Sorry for the late reply :sweat:

It will simply decrease the step size for large gradients, and increase it for small ones. I don’t think it makes sense to refer to a horizontal or a vertical direction in a high dimensional parameter space (although you can use dimensionality reduction techniques to visualize it).

I would look at the lower dimensional case to build my intuition, and rely on math for the higher dimensional one.

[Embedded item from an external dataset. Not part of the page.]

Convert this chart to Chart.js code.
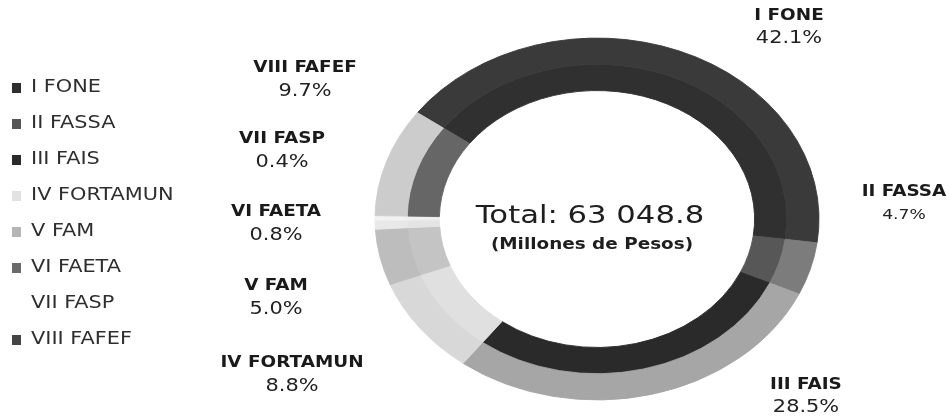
<!DOCTYPE html>
<html>
<head>
<meta charset="utf-8">
<script src="https://cdn.jsdelivr.net/npm/chart.js@4.4.1/dist/chart.umd.min.js"></script>
<style>
  html, body { margin: 0; padding: 0; background: #ffffff; }
  #wrap { width: 950px; height: 420px; }
</style>
</head>
<body>
<div id="wrap"><canvas id="c" width="950" height="420"></canvas></div>
<script>
// ---- data ----
const categories = ['I FONE', 'II FASSA', 'III FAIS', 'IV FORTAMUN', 'V FAM', 'VI FAETA', 'VII FASP', 'VIII FAFEF'];
const shares = [42.1, 4.7, 28.5, 8.8, 5.0, 0.8, 0.4, 9.7];
const totalLabel = 'Total: 63 048.8';
const unitLabel = '(Millones de Pesos)';

// ---- styles ----
const outerColors = ['#3a3a3a', '#7c7c7c', '#a6a6a6', '#d8d8d8', '#bdbdbd', '#e8e8e8', '#f2f2f2', '#cccccc'];
const innerColors = ['#303030', '#575757', '#2a2a2a', '#e0e0e0', '#c4c4c4', '#e4e4e4', '#efefef', '#666666'];
const legendColors = ['#2e2e2e', '#555555', '#2a2a2a', '#e2e2e2', '#b5b5b5', '#6a6a6a', '#ffffff', '#444444'];

// ---- layout ----
const SX = 1.227;       // horizontal stretch of the scanned original
const SY = 0.815;       // vertical squash of the ring
const FONT = '"DejaVu Sans", sans-serif';
const labelPos = [      // [x, y] centre of category label; percent sits below
  [789, 16], [904, 192], [806, 385], [292, 363],
  [276, 286], [276, 212], [282, 139], [305, 68]
];
const pctGap = [23, 23, 23, 24, 24, 24, 24, 24];
const pctSize = [17, 14, 17, 17, 17, 17, 17, 17];
const legendX = 31, legendY0 = 88, legendStep = 36;

function sText(ctx, txt, x, y, align, font, color) {
  ctx.save();
  ctx.translate(x, y);
  ctx.scale(SX, 1);
  ctx.font = font;
  ctx.fillStyle = color;
  ctx.textAlign = align;
  ctx.textBaseline = 'middle';
  ctx.fillText(txt, 0, 0);
  ctx.restore();
}

const ellipsePlugin = {
  id: 'ellipse',
  beforeDatasetsDraw(chart) {
    const arc = chart.getDatasetMeta(0).data[0];
    const ctx = chart.ctx;
    ctx.save();
    ctx.translate(arc.x, arc.y);
    ctx.scale(1, SY);
    ctx.translate(-arc.x, -arc.y);
  },
  afterDatasetsDraw(chart) {
    chart.ctx.restore();
  }
};

const textPlugin = {
  id: 'texts',
  afterDraw(chart) {
    const ctx = chart.ctx;
    const arc = chart.getDatasetMeta(0).data[0];
    // centre texts
    sText(ctx, totalLabel, arc.x - 7, arc.y - 3, 'center', '25px ' + FONT, '#1e1e1e');
    sText(ctx, unitLabel, arc.x - 5, arc.y + 26, 'center', 'bold 15px ' + FONT, '#1e1e1e');
    // data labels
    categories.forEach((cat, i) => {
      const [x, y] = labelPos[i];
      sText(ctx, cat, x, y, 'center', 'bold 15px ' + FONT, '#1a1a1a');
      sText(ctx, shares[i].toFixed(1) + '%', x, y + pctGap[i], 'center', pctSize[i] + 'px ' + FONT, '#222222');
    });
    // legend
    categories.forEach((cat, i) => {
      const y = legendY0 + i * legendStep;
      ctx.save();
      ctx.fillStyle = legendColors[i];
      ctx.fillRect(12, y - 5, 9, 10);
      ctx.restore();
      sText(ctx, cat, legendX, y, 'left', '17px ' + FONT, '#2e2e2e');
    });
  }
};

new Chart(document.getElementById('c'), {
  type: 'doughnut',
  data: {
    labels: categories,
    datasets: [
      { data: shares, backgroundColor: outerColors, borderColor: outerColors, borderWidth: 1, radius: 222, cutout: '71%' },
      { data: shares, backgroundColor: innerColors, borderColor: innerColors, borderWidth: 1, radius: 222, cutout: '71%' }
    ]
  },
  options: {
    responsive: false,
    animation: false,
    rotation: -54,
    circumference: 360,
    cutout: '71%',
    radius: 222,
    layout: { padding: { left: 244, right: 0, top: 18, bottom: 0 } },
    plugins: {
      legend: { display: false },
      tooltip: { enabled: false }
    }
  },
  plugins: [ellipsePlugin, textPlugin]
});
</script>
</body>
</html>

I hope you’re enjoying the specialization :slight_smile:

P.S. Regarding the visualization of loss landscapes, there’s a website I really like.

2 Likes

Hello, I think the intuition provided in the video is a little confusing. Consider the following sequence of gradients:

step 1: dw = +0.0001
step 2: dw = -0.0001
step 3: dw = +0.0001
step 4: dw = -0.0001
step 5: dw = +0.0001
. . .

RMSProp tracks the average magnitude from recent time steps. In our case the average magnitude is 0.0001 and so we divide dw by this number and get the following new gradients:

step 1: dw = +1.0
step 2: dw = -1.0
step 3: dw = +1.0
step 4: dw = -1.0
step 5: dw = +1.0
. . .

so we actually made the oscillations much much worse :slight_smile:

The point of RMSProp is not reducing oscillations. The point I think is rescaling gradients. In deep layers, gradients can become very small or very large. RMSProp rescales them to be “around 1”

I think you could actually replace RMSProp with the following simple code and get very similar results:

    if dw >= 0: dw = +1
    else: dw = -1
2 Likes

Hi, @jiri.314159265.

Sorry for the late reply :sweat:

You may find this post interesting.

Just using the sign of the gradient is not free of problems.

Good luck with the course :slight_smile:

I am not getting it. My understanding was large gradients were a good thing as it reduces loss function and greater step in GD. Why are we penalizing large gradients. “dw” = dL/dw

Hi, @shubham_wazir.

The problem is the (negative) gradient, more often than not, does not point towards the minimum. Large steps in the wrong direction can cause oscillations, as can be seen in the lectures:

You can play with this simulator to get a better intuition.

Let me know if something is still not clear. Good luck with the course :slight_smile: